§ WHAT THIS TASK INVOLVES
Reproduce the listing below without changes, except that pictures are left out.
-------------------------
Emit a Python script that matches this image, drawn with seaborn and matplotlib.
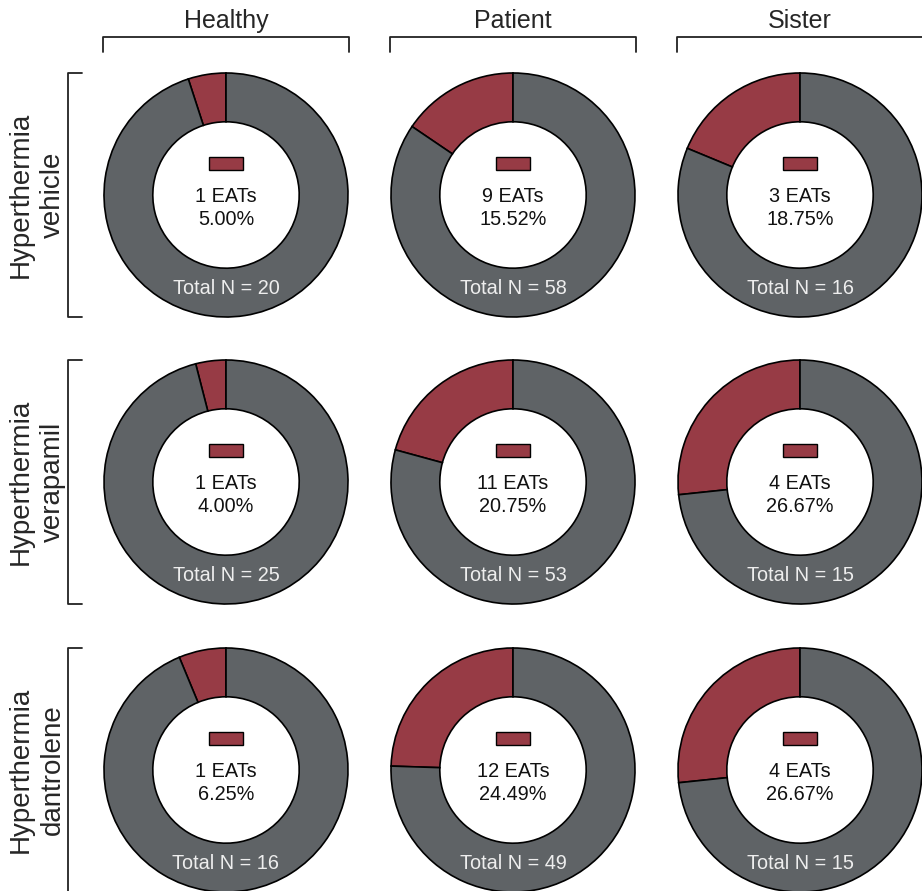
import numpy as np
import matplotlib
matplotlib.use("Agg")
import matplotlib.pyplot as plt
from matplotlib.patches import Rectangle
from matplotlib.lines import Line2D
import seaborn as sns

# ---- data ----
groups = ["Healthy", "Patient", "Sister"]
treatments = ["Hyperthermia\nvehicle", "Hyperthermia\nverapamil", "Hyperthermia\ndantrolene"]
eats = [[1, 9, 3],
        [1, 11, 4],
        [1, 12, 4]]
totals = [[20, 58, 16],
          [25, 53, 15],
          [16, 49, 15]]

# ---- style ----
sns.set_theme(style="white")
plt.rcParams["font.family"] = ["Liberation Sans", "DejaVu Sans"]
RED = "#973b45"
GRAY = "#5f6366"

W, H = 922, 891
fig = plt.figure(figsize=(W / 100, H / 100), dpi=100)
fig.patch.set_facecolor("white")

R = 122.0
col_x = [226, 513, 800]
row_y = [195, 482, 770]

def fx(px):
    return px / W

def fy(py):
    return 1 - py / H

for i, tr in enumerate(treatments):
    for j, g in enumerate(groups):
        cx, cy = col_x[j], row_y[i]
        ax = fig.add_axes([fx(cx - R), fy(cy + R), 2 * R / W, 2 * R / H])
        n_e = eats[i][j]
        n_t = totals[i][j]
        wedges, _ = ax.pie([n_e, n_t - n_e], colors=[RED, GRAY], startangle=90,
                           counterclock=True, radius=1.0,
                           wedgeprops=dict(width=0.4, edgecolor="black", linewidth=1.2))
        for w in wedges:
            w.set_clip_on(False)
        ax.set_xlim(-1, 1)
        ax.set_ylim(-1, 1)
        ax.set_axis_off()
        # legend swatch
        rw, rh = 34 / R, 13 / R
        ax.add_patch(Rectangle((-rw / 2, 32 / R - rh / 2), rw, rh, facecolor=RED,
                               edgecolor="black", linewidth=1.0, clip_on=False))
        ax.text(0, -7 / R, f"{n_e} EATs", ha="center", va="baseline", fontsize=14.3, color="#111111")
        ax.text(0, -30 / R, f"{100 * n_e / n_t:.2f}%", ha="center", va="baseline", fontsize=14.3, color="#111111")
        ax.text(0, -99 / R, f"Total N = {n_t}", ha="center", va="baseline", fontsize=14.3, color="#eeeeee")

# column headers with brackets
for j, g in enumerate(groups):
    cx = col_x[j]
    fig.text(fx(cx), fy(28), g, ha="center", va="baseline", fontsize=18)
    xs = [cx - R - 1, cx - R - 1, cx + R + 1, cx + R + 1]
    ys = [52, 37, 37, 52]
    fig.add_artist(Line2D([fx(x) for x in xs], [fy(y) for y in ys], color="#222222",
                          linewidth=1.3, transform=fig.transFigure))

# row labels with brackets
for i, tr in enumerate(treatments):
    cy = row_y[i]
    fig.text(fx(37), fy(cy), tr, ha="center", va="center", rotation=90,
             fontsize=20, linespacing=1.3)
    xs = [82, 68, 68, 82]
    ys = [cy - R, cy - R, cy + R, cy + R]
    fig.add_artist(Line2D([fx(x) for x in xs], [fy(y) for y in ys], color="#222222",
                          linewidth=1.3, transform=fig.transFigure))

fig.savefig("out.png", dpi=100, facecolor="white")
-------------------------
§ COMPLETE RESPONSE
Emit a Python script that matches this image, drawn with seaborn and matplotlib.
import numpy as np
import matplotlib
matplotlib.use("Agg")
import matplotlib.pyplot as plt
from matplotlib.patches import Rectangle
from matplotlib.lines import Line2D
import seaborn as sns

# ---- data ----
groups = ["Healthy", "Patient", "Sister"]
treatments = ["Hyperthermia\nvehicle", "Hyperthermia\nverapamil", "Hyperthermia\ndantrolene"]
eats = [[1, 9, 3],
        [1, 11, 4],
        [1, 12, 4]]
totals = [[20, 58, 16],
          [25, 53, 15],
          [16, 49, 15]]

# ---- style ----
sns.set_theme(style="white")
plt.rcParams["font.family"] = ["Liberation Sans", "DejaVu Sans"]
RED = "#973b45"
GRAY = "#5f6366"

W, H = 922, 891
fig = plt.figure(figsize=(W / 100, H / 100), dpi=100)
fig.patch.set_facecolor("white")

R = 122.0
col_x = [226, 513, 800]
row_y = [195, 482, 770]

def fx(px):
    return px / W

def fy(py):
    return 1 - py / H

for i, tr in enumerate(treatments):
    for j, g in enumerate(groups):
        cx, cy = col_x[j], row_y[i]
        ax = fig.add_axes([fx(cx - R), fy(cy + R), 2 * R / W, 2 * R / H])
        n_e = eats[i][j]
        n_t = totals[i][j]
        wedges, _ = ax.pie([n_e, n_t - n_e], colors=[RED, GRAY], startangle=90,
                           counterclock=True, radius=1.0,
                           wedgeprops=dict(width=0.4, edgecolor="black", linewidth=1.2))
        for w in wedges:
            w.set_clip_on(False)
        ax.set_xlim(-1, 1)
        ax.set_ylim(-1, 1)
        ax.set_axis_off()
        # legend swatch
        rw, rh = 34 / R, 13 / R
        ax.add_patch(Rectangle((-rw / 2, 32 / R - rh / 2), rw, rh, facecolor=RED,
                               edgecolor="black", linewidth=1.0, clip_on=False))
        ax.text(0, -7 / R, f"{n_e} EATs", ha="center", va="baseline", fontsize=14.3, color="#111111")
        ax.text(0, -30 / R, f"{100 * n_e / n_t:.2f}%", ha="center", va="baseline", fontsize=14.3, color="#111111")
        ax.text(0, -99 / R, f"Total N = {n_t}", ha="center", va="baseline", fontsize=14.3, color="#eeeeee")

# column headers with brackets
for j, g in enumerate(groups):
    cx = col_x[j]
    fig.text(fx(cx), fy(28), g, ha="center", va="baseline", fontsize=18)
    xs = [cx - R - 1, cx - R - 1, cx + R + 1, cx + R + 1]
    ys = [52, 37, 37, 52]
    fig.add_artist(Line2D([fx(x) for x in xs], [fy(y) for y in ys], color="#222222",
                          linewidth=1.3, transform=fig.transFigure))

# row labels with brackets
for i, tr in enumerate(treatments):
    cy = row_y[i]
    fig.text(fx(37), fy(cy), tr, ha="center", va="center", rotation=90,
             fontsize=20, linespacing=1.3)
    xs = [82, 68, 68, 82]
    ys = [cy - R, cy - R, cy + R, cy + R]
    fig.add_artist(Line2D([fx(x) for x in xs], [fy(y) for y in ys], color="#222222",
                          linewidth=1.3, transform=fig.transFigure))

fig.savefig("out.png", dpi=100, facecolor="white")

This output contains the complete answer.